One of the most volatile times of a new business’ life is its beginning. A new venture must stand on its own and distinguish itself from the other players in the industry. This darwinian bottleneck can often spell the end for untested brands with unproven products. That’s why some entrepreneurs choose a different route for their startup: franchising.
Franchising refers to the act of obtaining and using a franchise license. A franchise license allows individuals to affiliate with a well-known name and brand to conduct business. Franchising is common in a number of industries, most notably in fast food and restaurant chains where individuals purchase the rights to set up a new location on behalf of a multinational corporation.
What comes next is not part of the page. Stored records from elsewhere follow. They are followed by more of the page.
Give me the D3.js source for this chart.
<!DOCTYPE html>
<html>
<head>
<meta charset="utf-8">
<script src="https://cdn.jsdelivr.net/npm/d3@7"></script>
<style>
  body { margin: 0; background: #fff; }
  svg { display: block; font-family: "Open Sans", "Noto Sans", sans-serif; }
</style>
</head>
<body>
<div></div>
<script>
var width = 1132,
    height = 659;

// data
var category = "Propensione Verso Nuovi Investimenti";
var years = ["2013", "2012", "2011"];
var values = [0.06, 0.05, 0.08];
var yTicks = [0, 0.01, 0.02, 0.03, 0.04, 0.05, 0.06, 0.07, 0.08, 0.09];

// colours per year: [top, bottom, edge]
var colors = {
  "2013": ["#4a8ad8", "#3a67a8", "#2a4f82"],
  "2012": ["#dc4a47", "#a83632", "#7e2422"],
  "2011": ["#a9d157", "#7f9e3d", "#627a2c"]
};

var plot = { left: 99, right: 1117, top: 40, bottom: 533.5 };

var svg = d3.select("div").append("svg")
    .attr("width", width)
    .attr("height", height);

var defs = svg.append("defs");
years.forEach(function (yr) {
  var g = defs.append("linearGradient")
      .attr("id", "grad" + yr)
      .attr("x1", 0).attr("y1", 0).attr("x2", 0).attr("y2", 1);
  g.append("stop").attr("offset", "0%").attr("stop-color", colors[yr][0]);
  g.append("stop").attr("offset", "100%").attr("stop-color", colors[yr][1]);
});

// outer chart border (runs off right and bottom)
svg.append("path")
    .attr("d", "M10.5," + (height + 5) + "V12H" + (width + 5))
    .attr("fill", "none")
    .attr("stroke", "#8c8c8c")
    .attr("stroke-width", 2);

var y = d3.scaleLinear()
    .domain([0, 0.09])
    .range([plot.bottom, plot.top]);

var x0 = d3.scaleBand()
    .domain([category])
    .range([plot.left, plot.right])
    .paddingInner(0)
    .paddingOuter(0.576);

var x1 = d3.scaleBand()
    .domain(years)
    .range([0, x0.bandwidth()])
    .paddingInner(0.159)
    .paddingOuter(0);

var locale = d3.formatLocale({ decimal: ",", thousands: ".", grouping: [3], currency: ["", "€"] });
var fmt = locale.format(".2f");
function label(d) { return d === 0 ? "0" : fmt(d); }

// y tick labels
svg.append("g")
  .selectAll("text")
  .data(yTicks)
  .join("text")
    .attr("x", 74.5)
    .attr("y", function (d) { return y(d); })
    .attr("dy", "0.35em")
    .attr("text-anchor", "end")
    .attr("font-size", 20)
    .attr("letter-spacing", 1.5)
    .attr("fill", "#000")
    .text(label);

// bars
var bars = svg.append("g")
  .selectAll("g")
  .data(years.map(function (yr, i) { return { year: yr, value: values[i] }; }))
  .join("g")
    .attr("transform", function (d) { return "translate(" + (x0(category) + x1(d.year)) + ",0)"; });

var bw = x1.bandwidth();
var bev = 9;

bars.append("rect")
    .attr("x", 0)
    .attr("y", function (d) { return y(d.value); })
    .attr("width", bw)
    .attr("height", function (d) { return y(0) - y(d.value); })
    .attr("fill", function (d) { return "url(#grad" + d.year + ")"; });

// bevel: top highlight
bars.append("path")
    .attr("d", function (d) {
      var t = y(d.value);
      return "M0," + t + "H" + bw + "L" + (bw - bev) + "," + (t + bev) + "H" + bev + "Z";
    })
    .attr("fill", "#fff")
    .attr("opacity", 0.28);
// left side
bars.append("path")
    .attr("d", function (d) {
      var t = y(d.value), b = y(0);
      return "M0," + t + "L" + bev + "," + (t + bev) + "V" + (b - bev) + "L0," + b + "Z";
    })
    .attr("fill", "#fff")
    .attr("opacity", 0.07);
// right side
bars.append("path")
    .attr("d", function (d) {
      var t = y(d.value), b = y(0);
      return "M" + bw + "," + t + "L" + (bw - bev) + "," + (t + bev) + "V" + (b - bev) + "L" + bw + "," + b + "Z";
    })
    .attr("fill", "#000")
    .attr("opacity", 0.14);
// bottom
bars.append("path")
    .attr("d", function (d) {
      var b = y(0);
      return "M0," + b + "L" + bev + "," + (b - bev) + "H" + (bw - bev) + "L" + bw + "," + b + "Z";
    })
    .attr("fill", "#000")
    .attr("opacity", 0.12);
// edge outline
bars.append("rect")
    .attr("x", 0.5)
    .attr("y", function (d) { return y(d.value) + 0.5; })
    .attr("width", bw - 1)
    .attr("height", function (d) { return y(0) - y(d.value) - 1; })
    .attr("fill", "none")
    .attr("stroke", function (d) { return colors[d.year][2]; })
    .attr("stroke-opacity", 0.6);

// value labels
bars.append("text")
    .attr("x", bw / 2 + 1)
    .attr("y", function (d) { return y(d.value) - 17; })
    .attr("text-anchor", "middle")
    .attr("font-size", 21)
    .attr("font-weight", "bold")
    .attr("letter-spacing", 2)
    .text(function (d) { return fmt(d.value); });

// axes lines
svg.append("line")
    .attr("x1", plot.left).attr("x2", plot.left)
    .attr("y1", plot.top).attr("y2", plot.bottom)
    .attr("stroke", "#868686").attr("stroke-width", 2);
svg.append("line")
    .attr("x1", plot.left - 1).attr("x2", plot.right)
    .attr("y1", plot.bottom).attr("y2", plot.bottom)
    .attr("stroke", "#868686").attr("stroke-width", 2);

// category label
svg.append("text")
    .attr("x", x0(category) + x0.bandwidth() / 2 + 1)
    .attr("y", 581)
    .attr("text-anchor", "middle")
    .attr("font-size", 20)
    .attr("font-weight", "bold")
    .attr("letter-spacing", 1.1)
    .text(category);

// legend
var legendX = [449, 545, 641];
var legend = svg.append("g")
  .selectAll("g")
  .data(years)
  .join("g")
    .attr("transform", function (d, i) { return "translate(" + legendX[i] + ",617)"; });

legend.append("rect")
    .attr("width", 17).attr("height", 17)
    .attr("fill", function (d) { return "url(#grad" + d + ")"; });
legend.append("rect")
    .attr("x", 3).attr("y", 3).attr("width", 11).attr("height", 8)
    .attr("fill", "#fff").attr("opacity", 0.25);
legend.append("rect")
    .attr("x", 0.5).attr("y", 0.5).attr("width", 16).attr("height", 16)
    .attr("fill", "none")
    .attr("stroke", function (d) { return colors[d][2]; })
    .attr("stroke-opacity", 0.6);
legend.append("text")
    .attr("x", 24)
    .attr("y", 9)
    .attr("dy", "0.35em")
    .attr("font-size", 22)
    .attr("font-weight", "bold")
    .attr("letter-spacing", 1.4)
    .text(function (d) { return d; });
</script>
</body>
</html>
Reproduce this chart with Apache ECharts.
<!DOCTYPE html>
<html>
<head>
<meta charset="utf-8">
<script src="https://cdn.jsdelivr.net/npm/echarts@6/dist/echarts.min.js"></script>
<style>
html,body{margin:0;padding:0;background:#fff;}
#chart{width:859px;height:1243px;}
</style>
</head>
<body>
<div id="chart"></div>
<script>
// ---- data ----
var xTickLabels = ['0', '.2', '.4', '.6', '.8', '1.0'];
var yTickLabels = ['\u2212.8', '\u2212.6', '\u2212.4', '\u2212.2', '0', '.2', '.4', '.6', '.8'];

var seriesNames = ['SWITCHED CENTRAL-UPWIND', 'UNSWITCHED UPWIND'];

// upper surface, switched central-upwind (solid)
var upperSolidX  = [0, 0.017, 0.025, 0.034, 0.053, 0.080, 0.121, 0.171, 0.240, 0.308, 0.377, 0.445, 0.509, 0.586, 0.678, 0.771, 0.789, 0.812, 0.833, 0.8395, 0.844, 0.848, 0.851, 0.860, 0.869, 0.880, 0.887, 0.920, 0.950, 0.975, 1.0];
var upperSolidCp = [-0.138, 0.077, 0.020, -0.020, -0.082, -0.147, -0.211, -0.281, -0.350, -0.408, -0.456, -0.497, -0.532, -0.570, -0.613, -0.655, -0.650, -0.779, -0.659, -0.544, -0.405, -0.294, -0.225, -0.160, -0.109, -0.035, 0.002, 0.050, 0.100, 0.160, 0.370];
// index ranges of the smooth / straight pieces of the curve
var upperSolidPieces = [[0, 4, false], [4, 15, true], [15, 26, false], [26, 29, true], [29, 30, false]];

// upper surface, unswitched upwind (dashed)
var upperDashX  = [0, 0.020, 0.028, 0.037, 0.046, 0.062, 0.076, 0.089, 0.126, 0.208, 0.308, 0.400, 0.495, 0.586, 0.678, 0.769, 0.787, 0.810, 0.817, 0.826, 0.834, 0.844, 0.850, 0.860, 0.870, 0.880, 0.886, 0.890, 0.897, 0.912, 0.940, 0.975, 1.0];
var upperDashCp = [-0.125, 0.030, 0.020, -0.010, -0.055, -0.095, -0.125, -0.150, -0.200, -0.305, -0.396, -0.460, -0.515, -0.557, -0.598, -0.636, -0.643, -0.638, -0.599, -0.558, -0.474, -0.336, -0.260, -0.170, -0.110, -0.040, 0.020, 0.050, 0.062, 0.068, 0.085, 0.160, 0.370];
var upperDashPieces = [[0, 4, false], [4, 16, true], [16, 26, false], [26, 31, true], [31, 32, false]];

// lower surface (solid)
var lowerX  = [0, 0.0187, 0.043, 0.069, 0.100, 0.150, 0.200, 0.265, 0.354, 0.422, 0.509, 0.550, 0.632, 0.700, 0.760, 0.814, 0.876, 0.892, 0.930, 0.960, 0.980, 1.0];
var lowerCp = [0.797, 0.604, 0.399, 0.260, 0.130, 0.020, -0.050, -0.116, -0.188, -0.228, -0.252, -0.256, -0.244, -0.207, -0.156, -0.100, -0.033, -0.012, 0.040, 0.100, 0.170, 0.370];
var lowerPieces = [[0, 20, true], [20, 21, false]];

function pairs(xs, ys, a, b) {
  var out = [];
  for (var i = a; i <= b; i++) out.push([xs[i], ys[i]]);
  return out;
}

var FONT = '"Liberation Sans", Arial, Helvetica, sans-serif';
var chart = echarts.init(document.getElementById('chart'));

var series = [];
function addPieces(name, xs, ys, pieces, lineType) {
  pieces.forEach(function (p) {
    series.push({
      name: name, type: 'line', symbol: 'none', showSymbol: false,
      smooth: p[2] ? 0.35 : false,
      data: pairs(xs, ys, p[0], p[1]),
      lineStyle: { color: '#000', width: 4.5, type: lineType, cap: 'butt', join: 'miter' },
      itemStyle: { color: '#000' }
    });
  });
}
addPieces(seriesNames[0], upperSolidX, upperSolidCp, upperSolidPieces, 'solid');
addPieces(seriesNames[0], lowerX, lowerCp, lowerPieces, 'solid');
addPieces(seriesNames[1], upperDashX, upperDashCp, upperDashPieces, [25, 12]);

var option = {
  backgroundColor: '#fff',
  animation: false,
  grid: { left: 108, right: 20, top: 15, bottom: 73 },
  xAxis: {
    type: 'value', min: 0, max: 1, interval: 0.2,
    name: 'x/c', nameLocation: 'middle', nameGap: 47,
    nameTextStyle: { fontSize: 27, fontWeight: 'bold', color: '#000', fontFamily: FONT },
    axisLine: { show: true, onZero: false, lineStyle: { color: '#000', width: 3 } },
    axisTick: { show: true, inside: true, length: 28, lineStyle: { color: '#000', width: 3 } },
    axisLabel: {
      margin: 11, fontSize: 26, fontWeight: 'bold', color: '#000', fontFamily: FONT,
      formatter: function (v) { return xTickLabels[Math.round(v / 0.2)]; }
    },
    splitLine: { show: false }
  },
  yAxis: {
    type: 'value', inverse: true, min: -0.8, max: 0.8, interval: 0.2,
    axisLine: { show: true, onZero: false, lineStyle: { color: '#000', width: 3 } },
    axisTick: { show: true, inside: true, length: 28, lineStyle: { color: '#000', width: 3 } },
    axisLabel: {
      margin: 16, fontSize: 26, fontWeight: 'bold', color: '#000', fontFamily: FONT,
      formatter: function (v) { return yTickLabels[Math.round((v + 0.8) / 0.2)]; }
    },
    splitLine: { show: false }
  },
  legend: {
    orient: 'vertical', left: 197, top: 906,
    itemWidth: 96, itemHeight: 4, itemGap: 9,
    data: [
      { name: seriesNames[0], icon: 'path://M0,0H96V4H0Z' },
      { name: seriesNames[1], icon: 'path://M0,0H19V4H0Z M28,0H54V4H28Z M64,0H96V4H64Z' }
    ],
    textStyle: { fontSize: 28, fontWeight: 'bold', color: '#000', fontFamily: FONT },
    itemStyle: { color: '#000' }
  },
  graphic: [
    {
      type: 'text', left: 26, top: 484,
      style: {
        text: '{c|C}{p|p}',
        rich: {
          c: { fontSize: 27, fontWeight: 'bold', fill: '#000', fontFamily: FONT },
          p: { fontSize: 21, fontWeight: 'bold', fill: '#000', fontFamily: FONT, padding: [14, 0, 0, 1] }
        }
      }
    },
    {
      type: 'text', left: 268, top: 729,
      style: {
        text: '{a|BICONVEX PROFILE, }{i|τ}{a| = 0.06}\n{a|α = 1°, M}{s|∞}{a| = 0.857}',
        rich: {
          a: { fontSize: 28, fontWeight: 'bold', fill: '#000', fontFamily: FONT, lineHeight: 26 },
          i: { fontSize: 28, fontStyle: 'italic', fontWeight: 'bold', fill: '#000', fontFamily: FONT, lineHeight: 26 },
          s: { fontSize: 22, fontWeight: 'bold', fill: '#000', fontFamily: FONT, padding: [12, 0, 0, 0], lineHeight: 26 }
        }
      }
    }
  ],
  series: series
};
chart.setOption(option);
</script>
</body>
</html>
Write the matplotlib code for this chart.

First, the individual seeking to open the franchise, known as the franchisee, must purchase the rights to use the name and brand of the franchise controller, known as the franchisor. In addition to paying a licensing fee, the franchisor may also require the franchisee to purchase training, obey certain practice requirements, or engage in specific business practices. Finally, the franchisee must agree to give a percentage of their profits to the franchisor in the form of royalty payments. Once the franchisee has completed the franchise application and finalized the paperwork, then they can begin the process of opening up their franchise store.
When franchising a business there are some costs that are typical of any venture and others that are unique to franchising. Separate from any startup costs like advertising, construction, furniture, or sales software, there are franchise fees and royalty payments. A franchise fee can range from $20,000 to $50,000 depending on the franchisor. Royalty fees can similarly vary but often range from 4-12% of revenues.